As the hour of the Sun's birth draws near, the mother becomes more beautiful,
her form more brilliant, while the dungeon is filled with a heavenly light, as
when Zeus came to Danae in a golden shower. We read in the Protovangelion
Apocrypha (ch. xiv.) that when Christ was born, on a sudden there was a great
light in the cave, so that their eyes could not bear it. Nearly all of the Sun-
gods are represented as having been born in a cave or a dungeon. This is the
dark abode from which the wandering Sun starts in the morning. At his birth a
halo of serene light encircles his cradle as the Sun appears at early dawn in
the East, in all its splendor. In the words of the Veda : 

Will the powers of darkness be conquered by the god of light ?

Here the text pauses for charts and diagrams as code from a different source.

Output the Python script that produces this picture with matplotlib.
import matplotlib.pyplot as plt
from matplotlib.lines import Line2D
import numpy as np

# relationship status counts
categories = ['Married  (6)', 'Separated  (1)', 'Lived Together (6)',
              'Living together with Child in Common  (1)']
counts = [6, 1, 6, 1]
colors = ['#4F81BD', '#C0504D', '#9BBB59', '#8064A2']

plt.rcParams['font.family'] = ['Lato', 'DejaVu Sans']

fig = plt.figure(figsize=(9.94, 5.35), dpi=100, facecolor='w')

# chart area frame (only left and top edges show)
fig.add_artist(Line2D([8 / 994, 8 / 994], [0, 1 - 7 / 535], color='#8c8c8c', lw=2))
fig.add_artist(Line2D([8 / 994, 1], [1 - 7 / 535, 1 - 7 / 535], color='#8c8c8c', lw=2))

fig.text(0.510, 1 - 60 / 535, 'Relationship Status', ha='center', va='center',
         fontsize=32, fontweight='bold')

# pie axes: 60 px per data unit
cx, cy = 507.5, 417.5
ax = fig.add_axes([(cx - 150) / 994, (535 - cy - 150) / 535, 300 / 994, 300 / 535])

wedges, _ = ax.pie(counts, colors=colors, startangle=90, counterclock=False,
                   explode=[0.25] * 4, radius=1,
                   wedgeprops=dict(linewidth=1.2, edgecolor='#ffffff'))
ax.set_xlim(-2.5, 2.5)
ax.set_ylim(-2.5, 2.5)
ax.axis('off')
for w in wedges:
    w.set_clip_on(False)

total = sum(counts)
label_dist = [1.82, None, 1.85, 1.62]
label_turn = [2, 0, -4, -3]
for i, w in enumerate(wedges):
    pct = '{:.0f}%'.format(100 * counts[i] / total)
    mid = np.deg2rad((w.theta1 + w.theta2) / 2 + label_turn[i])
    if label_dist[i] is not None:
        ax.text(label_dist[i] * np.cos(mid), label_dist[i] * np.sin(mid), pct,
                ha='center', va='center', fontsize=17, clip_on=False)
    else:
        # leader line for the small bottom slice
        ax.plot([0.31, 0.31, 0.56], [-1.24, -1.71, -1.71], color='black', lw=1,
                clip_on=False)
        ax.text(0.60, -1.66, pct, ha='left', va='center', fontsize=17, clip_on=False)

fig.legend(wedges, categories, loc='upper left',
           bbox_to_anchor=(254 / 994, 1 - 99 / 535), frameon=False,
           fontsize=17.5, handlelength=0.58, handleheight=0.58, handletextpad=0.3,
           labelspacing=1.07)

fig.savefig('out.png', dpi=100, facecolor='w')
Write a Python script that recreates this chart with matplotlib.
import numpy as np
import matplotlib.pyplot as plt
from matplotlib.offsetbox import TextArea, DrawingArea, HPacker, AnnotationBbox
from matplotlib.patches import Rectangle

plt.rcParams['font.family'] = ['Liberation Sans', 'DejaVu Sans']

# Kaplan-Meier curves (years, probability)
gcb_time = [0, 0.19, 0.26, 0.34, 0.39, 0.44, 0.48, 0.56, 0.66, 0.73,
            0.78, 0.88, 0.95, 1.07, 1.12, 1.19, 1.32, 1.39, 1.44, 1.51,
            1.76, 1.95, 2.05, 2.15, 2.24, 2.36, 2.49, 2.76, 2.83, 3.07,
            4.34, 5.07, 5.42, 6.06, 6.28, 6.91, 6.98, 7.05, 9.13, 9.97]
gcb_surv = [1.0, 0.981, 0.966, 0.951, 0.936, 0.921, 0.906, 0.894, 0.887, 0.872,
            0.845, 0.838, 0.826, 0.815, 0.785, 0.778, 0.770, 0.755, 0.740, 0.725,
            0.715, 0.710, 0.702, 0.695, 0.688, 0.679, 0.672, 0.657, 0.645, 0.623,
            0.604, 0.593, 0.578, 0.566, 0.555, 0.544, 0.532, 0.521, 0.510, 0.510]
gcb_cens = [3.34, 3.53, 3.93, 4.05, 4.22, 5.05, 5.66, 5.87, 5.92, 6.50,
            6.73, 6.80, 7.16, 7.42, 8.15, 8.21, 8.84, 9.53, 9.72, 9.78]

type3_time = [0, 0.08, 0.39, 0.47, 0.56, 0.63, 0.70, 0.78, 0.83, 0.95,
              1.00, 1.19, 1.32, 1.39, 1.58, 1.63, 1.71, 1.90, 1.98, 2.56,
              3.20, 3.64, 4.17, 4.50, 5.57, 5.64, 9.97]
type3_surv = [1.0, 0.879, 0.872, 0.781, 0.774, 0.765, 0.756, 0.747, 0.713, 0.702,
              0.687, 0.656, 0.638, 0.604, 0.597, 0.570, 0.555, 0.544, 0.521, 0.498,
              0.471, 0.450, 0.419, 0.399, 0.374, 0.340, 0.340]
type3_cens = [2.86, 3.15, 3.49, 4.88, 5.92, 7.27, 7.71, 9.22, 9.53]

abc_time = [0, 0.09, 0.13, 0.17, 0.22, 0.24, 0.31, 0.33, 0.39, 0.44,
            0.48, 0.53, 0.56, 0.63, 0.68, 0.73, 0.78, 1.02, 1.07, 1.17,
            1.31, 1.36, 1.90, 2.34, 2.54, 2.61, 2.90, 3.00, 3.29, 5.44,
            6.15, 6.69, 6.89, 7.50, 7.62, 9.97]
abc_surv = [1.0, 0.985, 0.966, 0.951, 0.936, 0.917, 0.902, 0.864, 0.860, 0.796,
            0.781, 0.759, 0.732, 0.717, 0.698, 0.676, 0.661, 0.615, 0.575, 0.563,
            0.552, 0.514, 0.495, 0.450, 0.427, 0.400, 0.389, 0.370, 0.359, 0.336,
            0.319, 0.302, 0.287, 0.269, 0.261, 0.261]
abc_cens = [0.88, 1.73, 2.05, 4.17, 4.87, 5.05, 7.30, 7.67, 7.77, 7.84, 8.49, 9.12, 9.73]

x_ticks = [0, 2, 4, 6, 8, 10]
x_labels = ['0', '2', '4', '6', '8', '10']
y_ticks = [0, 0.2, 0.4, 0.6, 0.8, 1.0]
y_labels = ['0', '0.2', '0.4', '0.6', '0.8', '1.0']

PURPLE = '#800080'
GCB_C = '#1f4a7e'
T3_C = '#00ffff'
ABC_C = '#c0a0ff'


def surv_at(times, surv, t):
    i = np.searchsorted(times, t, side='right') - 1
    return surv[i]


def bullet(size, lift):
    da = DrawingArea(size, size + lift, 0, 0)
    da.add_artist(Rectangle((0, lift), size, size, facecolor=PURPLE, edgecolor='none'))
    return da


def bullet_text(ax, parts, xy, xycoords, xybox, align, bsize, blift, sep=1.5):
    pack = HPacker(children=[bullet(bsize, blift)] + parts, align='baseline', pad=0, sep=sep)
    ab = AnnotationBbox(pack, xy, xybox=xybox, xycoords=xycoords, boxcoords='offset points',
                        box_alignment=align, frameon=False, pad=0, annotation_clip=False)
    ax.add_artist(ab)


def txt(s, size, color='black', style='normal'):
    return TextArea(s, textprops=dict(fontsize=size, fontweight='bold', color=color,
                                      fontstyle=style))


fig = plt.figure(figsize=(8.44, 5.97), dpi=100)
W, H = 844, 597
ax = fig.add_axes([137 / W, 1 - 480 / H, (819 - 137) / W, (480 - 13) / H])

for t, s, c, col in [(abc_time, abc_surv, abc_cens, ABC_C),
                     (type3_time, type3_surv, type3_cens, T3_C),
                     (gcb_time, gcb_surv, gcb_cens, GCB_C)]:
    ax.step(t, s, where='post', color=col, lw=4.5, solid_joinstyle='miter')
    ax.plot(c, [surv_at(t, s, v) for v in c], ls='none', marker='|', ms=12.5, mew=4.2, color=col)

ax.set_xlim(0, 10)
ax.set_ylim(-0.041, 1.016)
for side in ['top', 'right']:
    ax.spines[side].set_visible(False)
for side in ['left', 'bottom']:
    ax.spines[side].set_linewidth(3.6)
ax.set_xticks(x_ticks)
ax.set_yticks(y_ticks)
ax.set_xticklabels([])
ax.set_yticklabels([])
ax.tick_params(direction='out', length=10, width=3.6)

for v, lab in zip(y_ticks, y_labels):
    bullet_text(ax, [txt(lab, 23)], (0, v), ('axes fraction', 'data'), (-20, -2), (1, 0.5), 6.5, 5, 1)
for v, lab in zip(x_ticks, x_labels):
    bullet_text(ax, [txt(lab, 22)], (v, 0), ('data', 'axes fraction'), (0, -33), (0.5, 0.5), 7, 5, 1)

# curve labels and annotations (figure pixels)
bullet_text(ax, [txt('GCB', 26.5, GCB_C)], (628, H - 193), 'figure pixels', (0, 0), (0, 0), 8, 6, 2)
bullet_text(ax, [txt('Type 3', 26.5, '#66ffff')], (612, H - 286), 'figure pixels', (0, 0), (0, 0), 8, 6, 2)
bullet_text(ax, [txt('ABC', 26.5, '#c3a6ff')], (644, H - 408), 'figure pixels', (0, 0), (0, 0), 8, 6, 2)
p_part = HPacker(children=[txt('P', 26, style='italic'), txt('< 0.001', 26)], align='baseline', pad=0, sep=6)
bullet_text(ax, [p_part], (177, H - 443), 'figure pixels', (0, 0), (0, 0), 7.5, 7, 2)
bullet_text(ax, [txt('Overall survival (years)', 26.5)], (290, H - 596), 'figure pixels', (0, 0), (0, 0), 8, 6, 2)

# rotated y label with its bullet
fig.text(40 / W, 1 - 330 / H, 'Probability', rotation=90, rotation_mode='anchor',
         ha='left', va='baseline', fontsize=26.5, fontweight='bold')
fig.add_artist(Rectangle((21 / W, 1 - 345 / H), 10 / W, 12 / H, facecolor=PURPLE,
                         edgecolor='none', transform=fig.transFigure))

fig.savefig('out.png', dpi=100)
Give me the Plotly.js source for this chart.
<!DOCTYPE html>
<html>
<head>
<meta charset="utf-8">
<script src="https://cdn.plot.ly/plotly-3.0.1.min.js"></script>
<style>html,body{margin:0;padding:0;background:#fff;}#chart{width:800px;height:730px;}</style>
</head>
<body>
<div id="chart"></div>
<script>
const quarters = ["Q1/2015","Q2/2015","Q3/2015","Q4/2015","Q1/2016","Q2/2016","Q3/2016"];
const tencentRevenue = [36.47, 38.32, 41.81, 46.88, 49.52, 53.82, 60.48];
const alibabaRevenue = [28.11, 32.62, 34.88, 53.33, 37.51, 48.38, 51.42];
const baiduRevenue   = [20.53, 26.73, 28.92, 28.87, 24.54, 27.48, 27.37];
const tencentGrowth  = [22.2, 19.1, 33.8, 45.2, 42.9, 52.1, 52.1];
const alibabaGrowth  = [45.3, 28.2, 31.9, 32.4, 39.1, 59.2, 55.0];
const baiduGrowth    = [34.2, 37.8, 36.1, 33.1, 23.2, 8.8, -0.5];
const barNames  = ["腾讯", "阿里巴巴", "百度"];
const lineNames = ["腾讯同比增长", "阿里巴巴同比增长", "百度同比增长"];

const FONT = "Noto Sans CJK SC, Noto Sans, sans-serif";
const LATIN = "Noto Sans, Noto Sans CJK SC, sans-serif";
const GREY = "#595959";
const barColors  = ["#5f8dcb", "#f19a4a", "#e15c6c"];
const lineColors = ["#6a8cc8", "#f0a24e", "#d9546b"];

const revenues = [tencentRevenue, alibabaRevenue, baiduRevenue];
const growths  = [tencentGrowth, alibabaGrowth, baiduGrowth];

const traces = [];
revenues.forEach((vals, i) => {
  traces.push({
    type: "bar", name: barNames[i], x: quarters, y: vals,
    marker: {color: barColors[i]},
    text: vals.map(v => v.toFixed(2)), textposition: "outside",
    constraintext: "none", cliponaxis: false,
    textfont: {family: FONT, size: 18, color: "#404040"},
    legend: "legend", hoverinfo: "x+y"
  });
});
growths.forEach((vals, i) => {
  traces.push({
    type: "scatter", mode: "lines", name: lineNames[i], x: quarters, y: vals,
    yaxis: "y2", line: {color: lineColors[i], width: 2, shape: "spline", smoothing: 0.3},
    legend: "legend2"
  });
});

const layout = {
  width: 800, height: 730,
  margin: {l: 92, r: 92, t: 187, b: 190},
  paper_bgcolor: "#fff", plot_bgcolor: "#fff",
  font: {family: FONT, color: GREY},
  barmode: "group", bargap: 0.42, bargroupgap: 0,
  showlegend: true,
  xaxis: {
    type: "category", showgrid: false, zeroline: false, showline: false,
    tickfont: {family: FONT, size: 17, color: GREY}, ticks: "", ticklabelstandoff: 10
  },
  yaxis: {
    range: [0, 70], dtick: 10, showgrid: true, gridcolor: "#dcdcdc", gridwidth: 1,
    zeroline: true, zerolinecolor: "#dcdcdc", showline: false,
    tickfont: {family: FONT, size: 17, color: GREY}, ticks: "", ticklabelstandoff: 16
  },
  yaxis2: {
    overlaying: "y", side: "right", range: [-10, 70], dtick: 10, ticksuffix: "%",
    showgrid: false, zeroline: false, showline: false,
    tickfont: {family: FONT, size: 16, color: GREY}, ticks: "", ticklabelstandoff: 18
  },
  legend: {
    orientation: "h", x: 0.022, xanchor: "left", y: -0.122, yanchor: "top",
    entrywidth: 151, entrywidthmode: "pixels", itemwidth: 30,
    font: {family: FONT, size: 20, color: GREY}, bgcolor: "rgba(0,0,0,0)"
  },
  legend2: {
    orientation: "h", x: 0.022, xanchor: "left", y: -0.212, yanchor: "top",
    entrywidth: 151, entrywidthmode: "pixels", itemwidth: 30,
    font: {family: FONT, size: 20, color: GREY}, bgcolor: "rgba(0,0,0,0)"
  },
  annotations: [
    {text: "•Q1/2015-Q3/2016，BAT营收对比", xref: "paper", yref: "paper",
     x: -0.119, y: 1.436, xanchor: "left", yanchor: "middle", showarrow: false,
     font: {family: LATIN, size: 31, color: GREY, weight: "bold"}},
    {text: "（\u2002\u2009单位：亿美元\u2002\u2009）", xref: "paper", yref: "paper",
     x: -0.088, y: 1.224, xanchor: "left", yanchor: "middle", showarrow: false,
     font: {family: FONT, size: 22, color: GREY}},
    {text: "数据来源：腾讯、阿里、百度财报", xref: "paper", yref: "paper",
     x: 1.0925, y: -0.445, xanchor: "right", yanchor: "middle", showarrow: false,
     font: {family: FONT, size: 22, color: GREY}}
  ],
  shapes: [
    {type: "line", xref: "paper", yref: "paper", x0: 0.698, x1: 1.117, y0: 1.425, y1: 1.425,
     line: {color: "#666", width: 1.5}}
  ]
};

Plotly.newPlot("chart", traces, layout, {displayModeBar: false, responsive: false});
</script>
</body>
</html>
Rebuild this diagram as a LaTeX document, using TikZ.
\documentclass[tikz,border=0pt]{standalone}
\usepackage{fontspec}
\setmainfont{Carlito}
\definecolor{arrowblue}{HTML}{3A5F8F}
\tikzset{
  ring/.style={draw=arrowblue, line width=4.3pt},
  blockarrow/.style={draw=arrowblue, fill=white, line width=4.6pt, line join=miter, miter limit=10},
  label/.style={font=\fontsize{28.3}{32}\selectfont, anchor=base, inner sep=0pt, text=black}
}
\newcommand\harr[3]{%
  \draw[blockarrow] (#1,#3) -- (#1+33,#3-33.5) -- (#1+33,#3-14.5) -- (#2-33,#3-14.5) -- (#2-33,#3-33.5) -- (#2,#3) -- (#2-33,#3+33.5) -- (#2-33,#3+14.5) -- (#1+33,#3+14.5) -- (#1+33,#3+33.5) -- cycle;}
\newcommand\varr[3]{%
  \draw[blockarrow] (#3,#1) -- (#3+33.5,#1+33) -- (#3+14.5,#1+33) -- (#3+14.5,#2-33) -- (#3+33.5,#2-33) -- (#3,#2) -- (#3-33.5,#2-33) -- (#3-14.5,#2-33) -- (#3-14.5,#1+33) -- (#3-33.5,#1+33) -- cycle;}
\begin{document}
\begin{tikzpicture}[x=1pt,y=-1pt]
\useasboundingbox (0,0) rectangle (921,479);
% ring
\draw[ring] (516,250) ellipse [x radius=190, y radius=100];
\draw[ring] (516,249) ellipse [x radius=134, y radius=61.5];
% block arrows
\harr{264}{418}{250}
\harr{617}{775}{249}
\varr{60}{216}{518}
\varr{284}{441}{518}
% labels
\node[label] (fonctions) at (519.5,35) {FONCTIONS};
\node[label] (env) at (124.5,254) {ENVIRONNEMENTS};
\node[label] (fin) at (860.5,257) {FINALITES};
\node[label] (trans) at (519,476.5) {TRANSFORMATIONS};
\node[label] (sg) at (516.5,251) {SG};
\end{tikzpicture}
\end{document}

And when the Sun rose, they wondered how, just born, he was so mighty, and they
said : 

Let us worship again the Child of Heaven, the Son of Strength, Arusha, the
Bright Light of the Sacrifice. He rises as a mighty flame, he stretches out his
wide arms, he is even like the wind. His light is powerful, and his mother, the
Dawn, gives him the best share, the first worship among men.

In the Rig-Veda he is spoken of as ** stretching out his arms " in the heavens
" to bless the world, and to rescue it from the terror of darkness." All of the
Sun-gods forsake their homes and Virgin mothers, and wander through different
countries doing marvellous things. Finally, at the end of their career, the
mother, from whom they were parted long before, is by their side to cheer them
in their last hours. Also the tender maidens are there, the beautiful lights
which flush the Eastern sky as the sun sinks in the West. The Sun is frequently
spoken of as having been born of the dusky mother, the early dawn being dark or
dusky.

The Mexican Virgin goddess, Sochiquetzal  the Holding up of Roses  is
represented by Lord Kingsborough as receiving a bunch of flowers from the
embassador in the picture of the annunciation. This brings to mind a curious
tradition of the Mahometans respecting the birth of Christ. They say that he
was the last of the prophets who was sent by God to prepare the way for
Mahomet, and that he was born of the Virgin by the smelling of a rose.